Time we switched to unicode? (was Explanation of this Python language feature?)

Chris Angelico rosuav at gmail.com
Mon Mar 24 23:17:35 EDT 2014


On Tue, Mar 25, 2014 at 2:00 PM, Rustom Mody <rustompmody at gmail.com> wrote:
> Yeah: Its 2014 (at least out here)...
> About time we started using unicode in earnest dont you think??

We do.

> Id like to see the following spellings corrected:
> lambda to λ
> in to ∈
> (preferably with the 'in' predicate and the 'in' in 'for' disambiguated)
> set([]) to ∅

The problems with these is not Unicode or a lack thereof, but keys. I
know how to type "lambda" on any keyboard I reach for; if it's a
full-sized QWERTY variant, I can type it without looking, and if it's
something else then I can peer at the thing and find the appropriate
five letters. (Phone keyboards are notoriously peer-worthy.) How do I
type λ? Do I have to memorize an alt-key sequence? Do I need to keep a
set of "language keywords" in a file somewhere so I can copy and
paste? Does my editor have to provide them?
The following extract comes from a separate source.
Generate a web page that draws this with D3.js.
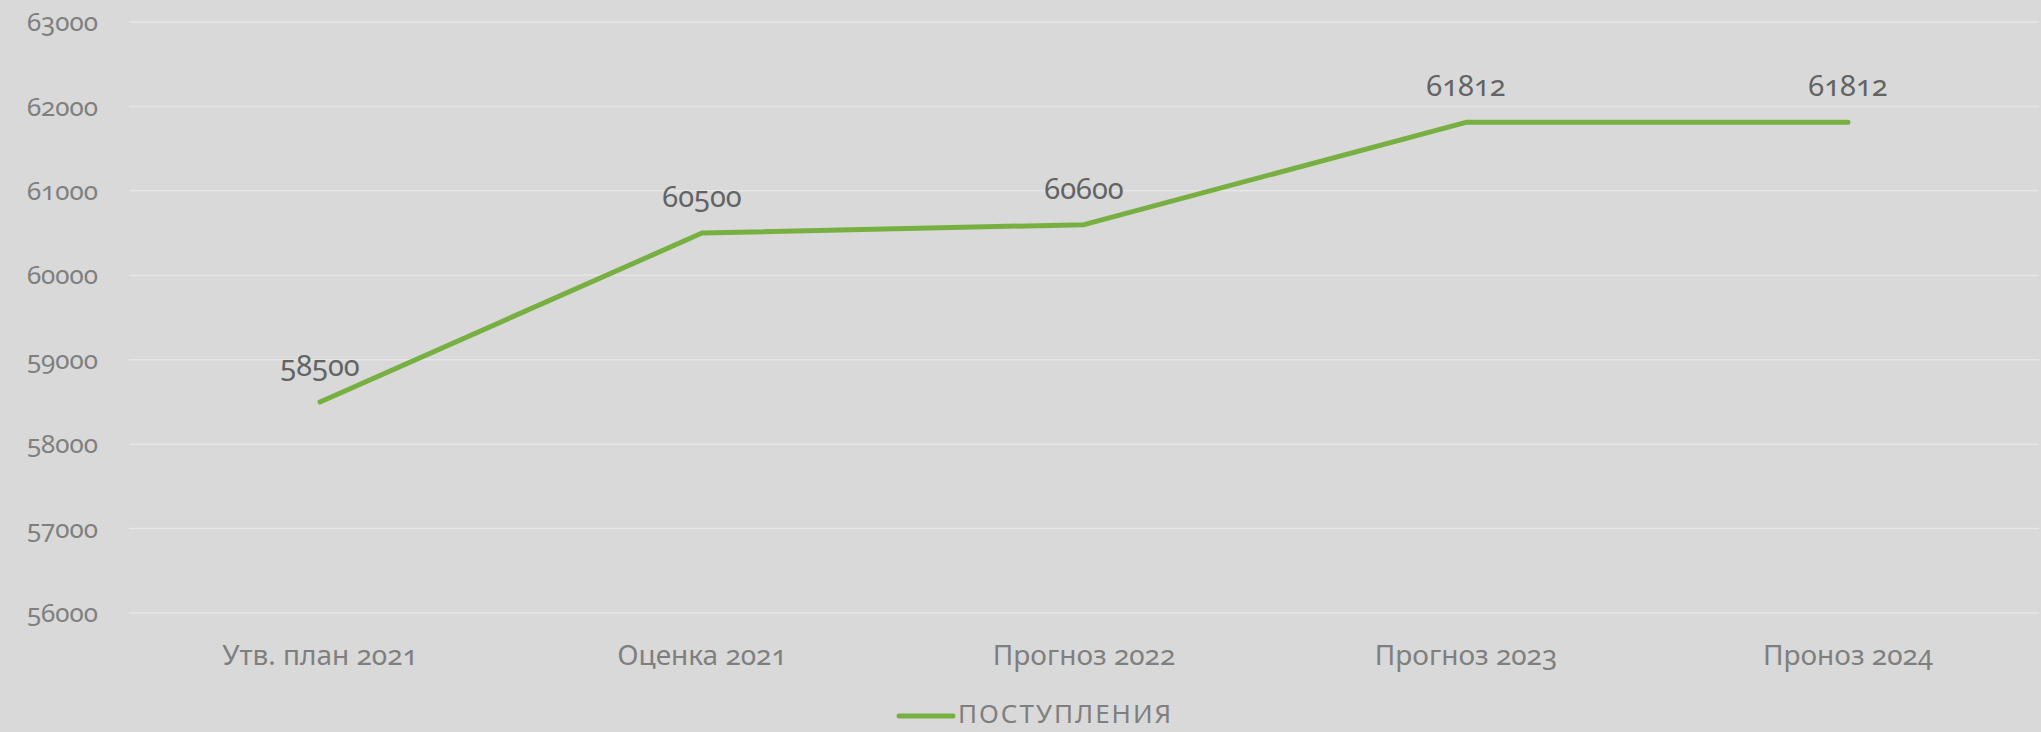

What is really gained by using the short-hand? It becomes nigh
ungoogleable; yes, you can paste λ into Google and find out that it's
called lambda (and, if Python used that as a keyword, you could type
"λ python" into Google and get to the docs), but how do you figure out
which part of this to search for?

sockets.sort(key=λdata:data[1])

More likely you'd search for "sockets" or "sort" or maybe "key" or
"data", but you wouldn't expect to search for the symbol.

> And some parentheses disambiguation
> Internal ambiguity: Is '(...)' a paren? a function? a tuple?
> External ambiguity: {} in python vs in set theory

I don't know about the difference between {} in set theory and Python,
but the multiple uses of () actually boil down to two:

1) Grouping, which includes tuples; there's a special case whereby
grouping nothing makes a zero-item tuple, but everything else is just
the comma

2) Functions (both definition and call)

Disambiguating them might be of some small value, but since they're
the same in pretty much every language under the sun, it would feel
like syntactic salt: you have to use a different, and hard to type,
form of parenthesis for one (or even both!) of what ought to just be
simple brackets.

And what's the benefit? Shorter code, maybe. A few 2-6 letter
sequences that can become single characters. I can sympathize somewhat
with the set issue (because {} means an empty dict), although set() is
better than set([]); having a short form for that would be of some
advantage. But not if it's hard to type.